Lessons Of History

Two weeks ago, we compared the current Nasdaq bear market to the Great Bear of 1929-1932, but a more relevant comparison could be the 1973-1974 bear market.

Then, as now, the market was led by a collection of pricey stocks dubbed the “Nifty Fifty.” And 1973-1974 was also the worst Nasdaq bear market until the current one came along, with a 60% plunge surpassed only by the Nasdaq’s 68% drop of 2000-2001.

Jeremy Siegel, a professor at the Wharton School and author of Stocks for the Long Run, studied the original Nifty Fifty stocks of the early 1970s, the “one-decision” stocks that investors were told they could buy and hold forever. What he found is something every investor should know.

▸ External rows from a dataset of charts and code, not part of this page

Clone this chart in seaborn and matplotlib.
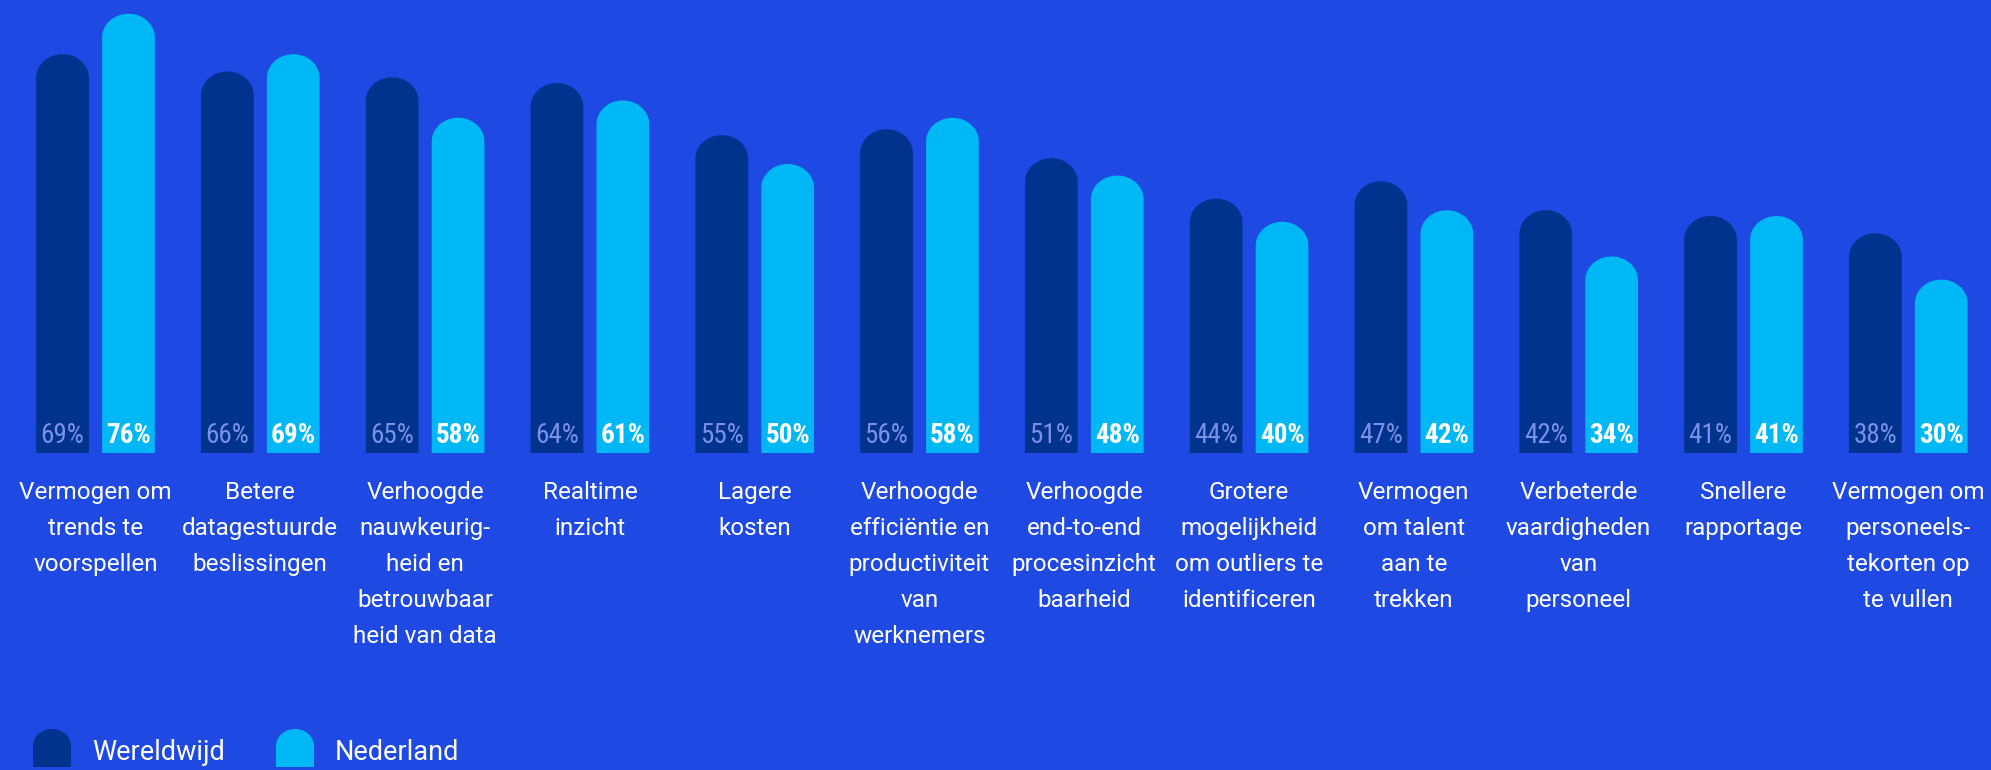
import numpy as np
import pandas as pd
import seaborn as sns
import matplotlib.pyplot as plt
from matplotlib import font_manager
from matplotlib.path import Path
from matplotlib.patches import PathPatch
from matplotlib.transforms import Affine2D

# Data
categories = [
    "Vermogen om\ntrends te\nvoorspellen",
    "Betere\ndatagestuurde\nbeslissingen",
    "Verhoogde\nnauwkeurig-\nheid en\nbetrouwbaar\nheid van data",
    "Realtime\ninzicht",
    "Lagere\nkosten",
    "Verhoogde\nefficiëntie en\nproductiviteit\nvan\nwerknemers",
    "Verhoogde\nend-to-end\nprocesinzicht\nbaarheid",
    "Grotere\nmogelijkheid\nom outliers te\nidentificeren",
    "Vermogen\nom talent\naan te\ntrekken",
    "Verbeterde\nvaardigheden\nvan\npersoneel",
    "Snellere\nrapportage",
    "Vermogen om\npersoneels-\ntekorten op\nte vullen",
]
wereldwijd = [69, 66, 65, 64, 55, 56, 51, 44, 47, 42, 41, 38]
nederland = [76, 69, 58, 61, 50, 58, 48, 40, 42, 34, 41, 30]
series = ["Wereldwijd", "Nederland"]

BG = "#1E49E2"
DARK = "#00338D"
LIGHT = "#00B8F5"
DARK_TXT = "#7B90E6"

W, H = 1991, 770

names = {f.name for f in font_manager.fontManager.ttflist}


def pick(*fams):
    for f in fams:
        if f in names:
            return f
    return "DejaVu Sans"


label_font = pick("Roboto", "Liberation Sans")
pct_font = pick("Roboto Condensed", "Liberation Sans Narrow", "DejaVu Sans")
legend_font = pick("Roboto", "Liberation Sans")

sns.set_theme(style="white")
plt.rcParams["font.family"] = [label_font, "DejaVu Sans"]

df = pd.DataFrame({
    "cat": categories * 2,
    "reeks": [series[0]] * len(categories) + [series[1]] * len(categories),
    "pct": wereldwijd + nederland,
})

fig = plt.figure(figsize=(W / 100, H / 100), dpi=100, facecolor=BG)
ax = fig.add_axes([0, 0, 1, 1])
ax.set_facecolor(BG)

sns.barplot(data=df, x="cat", y="pct", hue="reeks", palette=[DARK, LIGHT],
            width=0.8, gap=0.2, saturation=1, legend=False, errorbar=None, ax=ax)

# layout in pixels: first group centre, group step, baseline, px per %
x0, step, base, ppy = 95.5, 164.8, 453, 5.78
ax.set_xlim(-x0 / step, (W - x0) / step)
ax.set_ylim(-(H - base) / ppy, base / ppy)
ax.axis("off")


def capsule(x, w, y0, y1, ry):
    rx = w / 2
    cx = x + rx
    top = y1 - ry
    a = np.linspace(np.pi, 0, 40)
    xs = np.concatenate([[x, x], cx + rx * np.cos(a), [x + w, x + w]])
    ys = np.concatenate([[y0, top], top + ry * np.sin(a), [top, y0]])
    return Path(np.column_stack([xs, ys]), closed=False)


# replace the flat bars with rounded-top bars
bars = list(ax.patches)
for p in bars:
    x, w, h = p.get_x(), p.get_width(), p.get_height()
    fc = p.get_facecolor()
    p.remove()
    ry = (w / 2) * step / ppy * 0.9
    ax.add_patch(PathPatch(capsule(x, w, 0, h, ry), facecolor=fc, edgecolor="none", lw=0))
    is_dark = np.allclose(fc[:3], plt.matplotlib.colors.to_rgb(DARK), atol=0.02)
    ax.text(x + w / 2, 1.75, f"{h:.0f}%", ha="center", va="baseline",
            fontsize=19.5, family=pct_font,
            fontweight="normal" if is_dark else "bold",
            color=DARK_TXT if is_dark else "white")

# category labels
for i, lab in enumerate(categories):
    ax.text(i, (base - 481) / ppy, lab, ha="center", va="top", ma="center",
            fontsize=17.5, family=label_font, color="white", linespacing=1.72)

# legend, drawn in pixel coordinates
tr = Affine2D().scale(1 / W, 1 / H) + fig.transFigure
for sx, tx, col, name in [(33, 92, DARK, series[0]), (276, 335, LIGHT, series[1])]:
    fig.patches.append(PathPatch(capsule(sx, 38, 3, 41, 17), facecolor=col,
                                 edgecolor="none", lw=0, transform=tr))
    fig.text(tx / W, 10 / H, name, ha="left", va="baseline", fontsize=19.5,
             family=legend_font, fontweight="normal", color="white")

fig.savefig("out.png", dpi=100, facecolor=BG)
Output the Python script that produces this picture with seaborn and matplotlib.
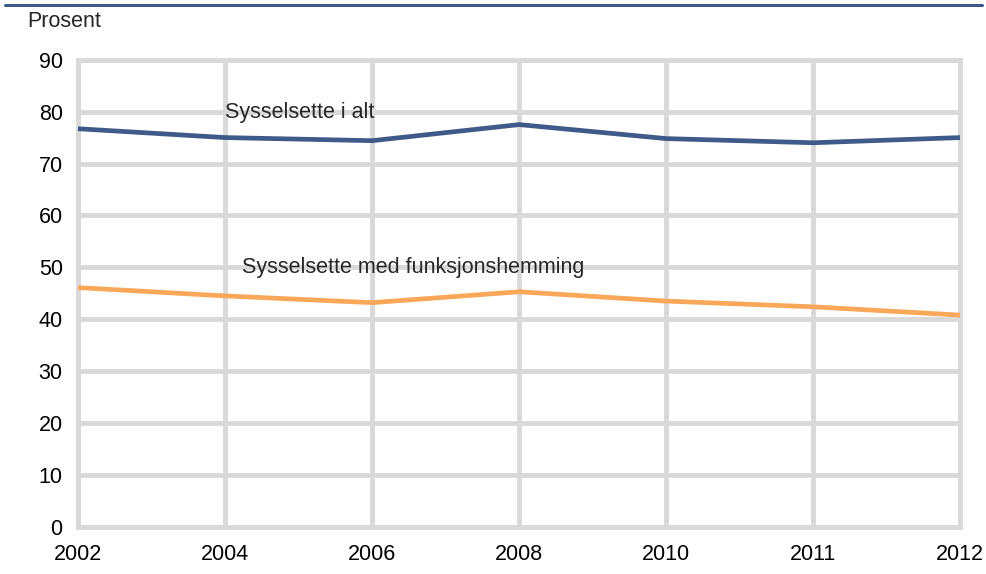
import matplotlib.pyplot as plt
import matplotlib.lines as mlines
import seaborn as sns
import pandas as pd

years = ["2002", "2004", "2006", "2008", "2010", "2011", "2012"]
alle = [76.7, 75.0, 74.4, 77.5, 74.8, 74.0, 75.0]
funk = [46.1, 44.5, 43.2, 45.3, 43.5, 42.4, 40.8]
series_names = ["Sysselsette i alt", "Sysselsette med funksjonshemming"]

BLUE = "#3f5a8a"
ORANGE = "#f9a85a"
GRID = "#d9d9d9"
FS = 15.5

sns.set_style("white")
plt.rcParams['font.family'] = ['Liberation Sans', 'DejaVu Sans']

df = pd.DataFrame({
    "pos": list(range(len(years))) * 2,
    "verdi": alle + funk,
    "serie": [series_names[0]] * len(years) + [series_names[1]] * len(years),
})

fig = plt.figure(figsize=(9.87, 5.74), dpi=100)
ax = fig.add_axes([0.079, 0.082, 0.894, 0.814])

sns.lineplot(data=df, x="pos", y="verdi", hue="serie",
             palette=[BLUE, ORANGE], linewidth=3.4, legend=False, ax=ax,
             zorder=3)

ax.set_xlim(0, len(years) - 1)
ax.set_ylim(0, 90)
ax.set_xticks(range(len(years)))
ax.set_xticklabels(years)
ax.set_yticks(range(0, 91, 10))
ax.tick_params(axis="both", length=0, labelsize=FS, colors="black")
ax.tick_params(axis="x", pad=12)
ax.tick_params(axis="y", pad=11)
ax.set_xlabel("")
ax.set_ylabel("")

ax.grid(True, color=GRID, linewidth=3.5, zorder=0)
for s in ax.spines.values():
    s.set_visible(True)
    s.set_color(GRID)
    s.set_linewidth(3.5)

ax.text(1.0, 79.8, series_names[0], fontsize=FS, va="center", ha="left")
ax.text(1.115, 49.9, series_names[1], fontsize=FS, va="center", ha="left")

fig.text(0.028, 0.962, "Prosent", fontsize=FS, va="center", ha="left")
fig.add_artist(mlines.Line2D([0.005, 0.995], [0.991, 0.991], color=BLUE,
                             linewidth=2.2, transform=fig.transFigure))

fig.savefig("out.png", dpi=100)
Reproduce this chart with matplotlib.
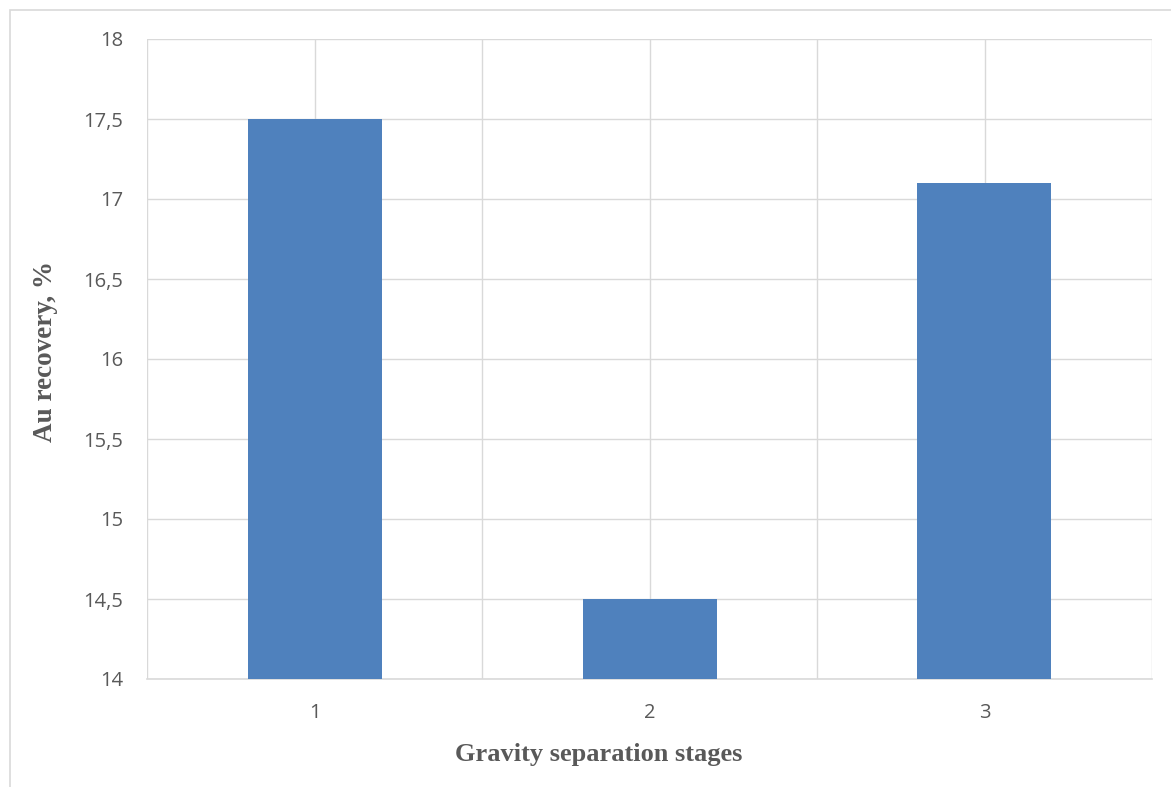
import matplotlib.pyplot as plt
from matplotlib.patches import Rectangle
import numpy as np

stages = [1, 2, 3]
recovery = [17.5, 14.5, 17.1]
yticks = [14, 14.5, 15, 15.5, 16, 16.5, 17, 17.5, 18]
ytick_labels = ["14", "14,5", "15", "15,5", "16", "16,5", "17", "17,5", "18"]

grey = "#595959"
grid = "#d9d9d9"
W, H = 1171, 787

fig = plt.figure(figsize=(W / 100, H / 100), dpi=100)
ax = fig.add_axes([147/W, 108/H, 1005/W, 640/H])

# outer chart frame (cut at right/bottom like the source)
fig.patches.append(Rectangle((10/W, -0.05), 1.1, (777/H) + 0.05,
                             transform=fig.transFigure, fill=False,
                             edgecolor="#d9d9d9", linewidth=1.2))

ax.bar(stages, recovery, width=0.4, color="#4f81bd", zorder=3)

ax.set_xlim(0.5, 3.5)
ax.set_ylim(14, 18)
ax.set_yticks(yticks)
ax.set_yticklabels(ytick_labels)
ax.set_xticks(stages)
ax.set_xticks(np.arange(0.5, 3.6, 0.5), minor=True)
ax.tick_params(which="both", length=0)
ax.tick_params(axis="y", pad=17, labelsize=14.5, labelcolor=grey)
ax.tick_params(axis="x", pad=17, labelsize=14.5, labelcolor=grey)
for lab in ax.get_xticklabels() + ax.get_yticklabels():
    lab.set_family("Open Sans")

ax.grid(True, axis="y", color=grid, linewidth=1, zorder=0)
ax.grid(True, axis="x", which="minor", color=grid, linewidth=1, zorder=0)
ax.grid(True, axis="x", which="major", color=grid, linewidth=1, zorder=0)
for s in ["top", "right", "left"]:
    ax.spines[s].set_visible(False)
ax.spines["bottom"].set_color(grid)
ax.spines["bottom"].set_linewidth(1.2)

fig.text(599/W, 1 - 755/H, "Gravity separation stages", family="Liberation Serif",
         fontweight="bold", fontsize=19, color=grey, ha="center", va="center")
fig.text(45.5/W, 1 - 351/H, "Au recovery, %", family="Liberation Serif",
         fontweight="bold", fontsize=19.5, color=grey, ha="center", va="center",
         rotation=90)

fig.savefig("out.png", dpi=100)
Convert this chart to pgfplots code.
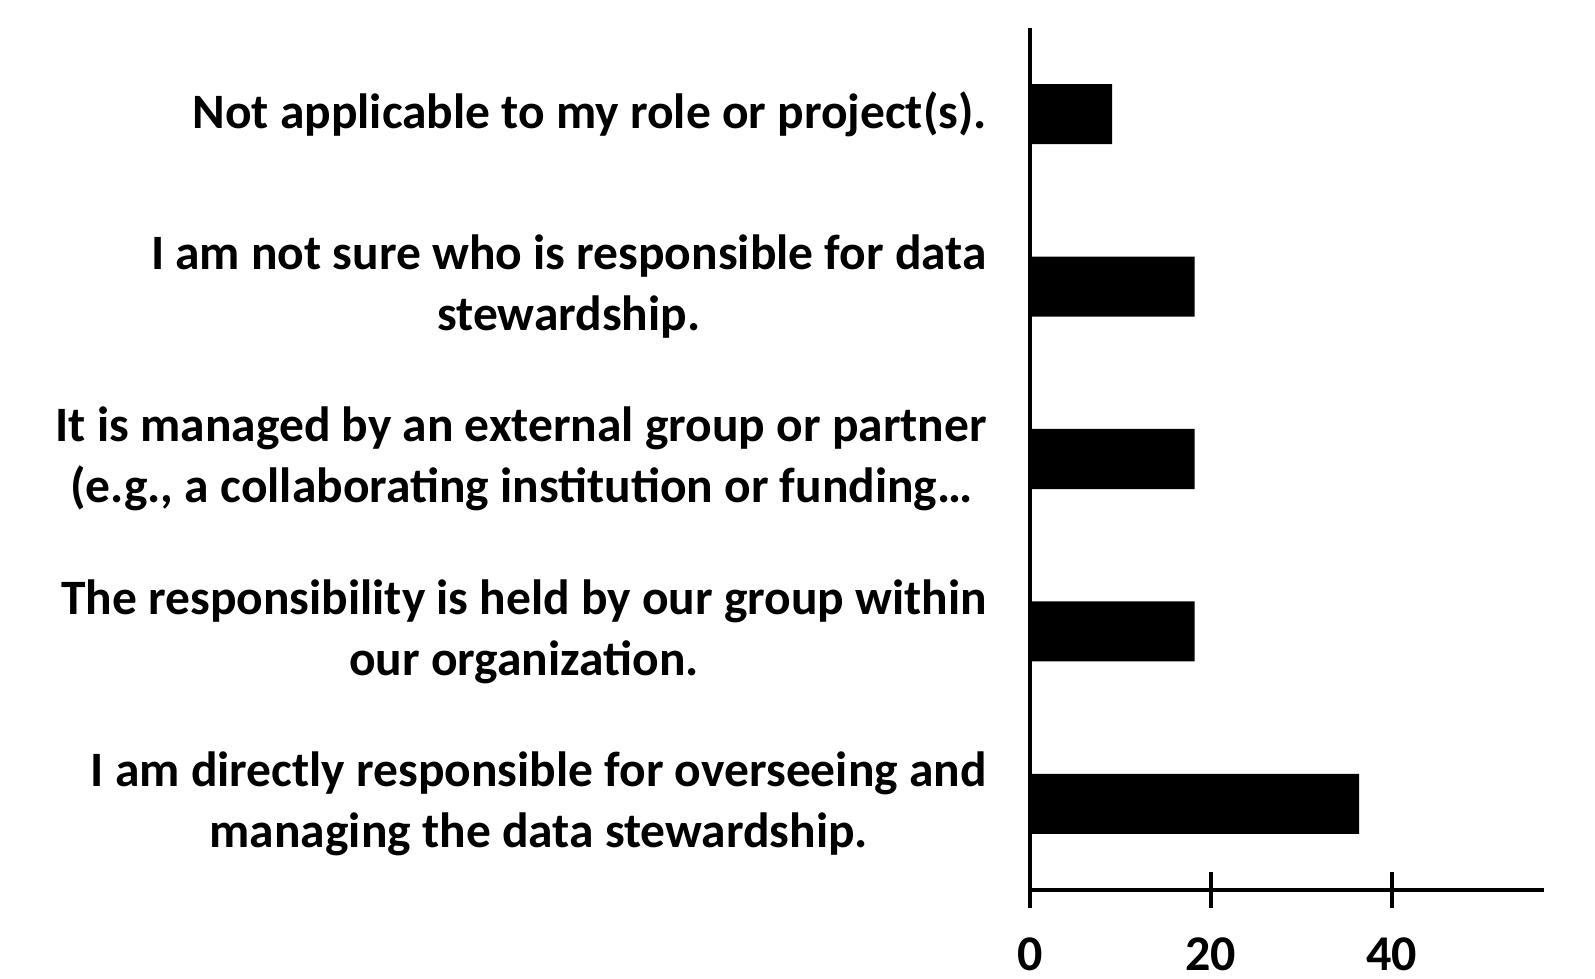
\documentclass[border=0pt]{standalone}
\usepackage{fontspec}
\setmainfont{Carlito}
\usepackage{pgfplots}
\pgfplotsset{compat=1.18}
\begin{document}
\begin{tikzpicture}
\path[use as bounding box] (-1030pt,-88pt) rectangle (565pt,890pt);
\begin{axis}[
  scale only axis, width=514pt, height=862pt,
  xbar, bar width=60pt, bar shift=0pt,
  xmin=0, xmax=56.8, ymin=0.5, ymax=5.5,
  axis x line*=bottom, axis y line*=left,
  axis line style={line width=3.5pt, black, -},
  xtick={0,20,40},
  ytick={1,2,3,4,5},
  yticklabels={
    {I am directly responsible for overseeing and\\managing the data stewardship.},
    {The responsibility is held by our group within\\our organization.},
    {It is managed by an external group or partner\\(e.g., a collaborating institution or funding…},
    {I am not sure who is responsible for data\\stewardship.},
    {Not applicable to my role or project(s).}},
  y tick label style={align=center, font=\fontsize{49.5}{61}\selectfont\bfseries, inner xsep=0pt, xshift=-25pt},
  x tick label style={font=\fontsize{50}{61}\selectfont\bfseries, inner ysep=0pt, yshift=-30pt},
  /pgf/number format/assume math mode=true,
  major tick length=36pt,
  tick align=center,
  ytick style={draw=none},
  xtick style={line width=3.5pt, black},
]
\addplot[fill=black, draw=none] coordinates {(36.36,1) (18.18,2) (18.18,3) (18.18,4) (9.09,5)};
\end{axis}
\end{tikzpicture}
\end{document}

At their peak in December 1972, the Nifty Fifty traded at a price-to-earnings ratio (PE) of 40, more than twice that of the rest of the S&P at the time. The Nifty Fifty were devastated in the 45% bear market of 1973-1974, losing most of their value in the carnage.

But at least on one level, the view that these stocks were worth twice as much as the rest of the market turned out to be true: from their peak, the Nifty Fifty as a whole matched the performance of the S&P 500 over the next 25 years.

But if investing were about paying up for top names just to match the performance of the S&P, you’d probably sleep better putting your money to work in an S&P 500 index fund and forgetting about it. As 1973-1974 and 2000-2001 show, high PE stocks get hit much harder in economic downturns. Volatility probably drives investors out of the market more than anything else.

What is most interesting is what Siegel found when he looked under the hood of the Nifty Fifty: the Nifty Fifty stocks with PEs over 30 tended to underperform the S&P over the next 25 years, while those with PEs under 30 generally outperformed the market. Even with the best of the best, valuation – and diversification – matter.

The Nifty Fifty’s consumer stocks and pharmaceuticals (Coca-Cola, Philip Morris, Procter & Gamble, Merck and Pfizer) tended to outperform the market over the following 25 years. And every technology stock in the Nifty Fifty (IBM, Xerox, Unisys, Digital Equipment, Polaroid and Kodak) underperformed the S&P in subsequent decades.

However, the tech stocks all fell into the high PE category (Polaroid traded at more than 90 times earnings at its peak), while the consumers and drugs tended to be lower PE stocks, so at least some of the subsequent performance was due to valuation. Most investors don’t understand technology, so they bid tech stocks to irrational peaks when times are good, giving the stocks much more room to fall when the economy sours. Investors either love tech stocks or they hate and fear them; they never approach them rationally, as they would a soup company.

But the underperformance of the Nifty Fifty tech stocks also says something about the nature of technology companies in general. There is no other explanation for why stocks such as Xerox and Polaroid, which held such commanding market presence in the early 1970s, have produced flat to negative returns since then.

Most technology companies become slaves to their own technology or standards. They build products at least in part so they are compatible with the previous generation of their products. Cisco’s need to build routers that were compatible with previous models left the door open for Juniper Networks to start with a clean slate and no preconceptions. Rare is the technology company that can reinvent itself to stay on top for more than a few years at a time. IBM has successfully reinvented itself several times, but has produced some mighty lean years in between.

It also helps explain why major bear markets tend to be seminal events, leading to significant changes in market leadership. The tech stocks that led the market in the 1990s may not lead in the 2000s. The Oracles, Sun Microsystems and Ciscos may not be the next technology leaders, and their early struggles could be an indication of shifting market leadership. Buying Xerox in the early 1970s would have cost you severely since then, but buying Intel would have made you wealthy. The challenge for tech investors is to spot those emerging leaders. Watch for breakouts and accelerating fundamentals, and ignore laggards.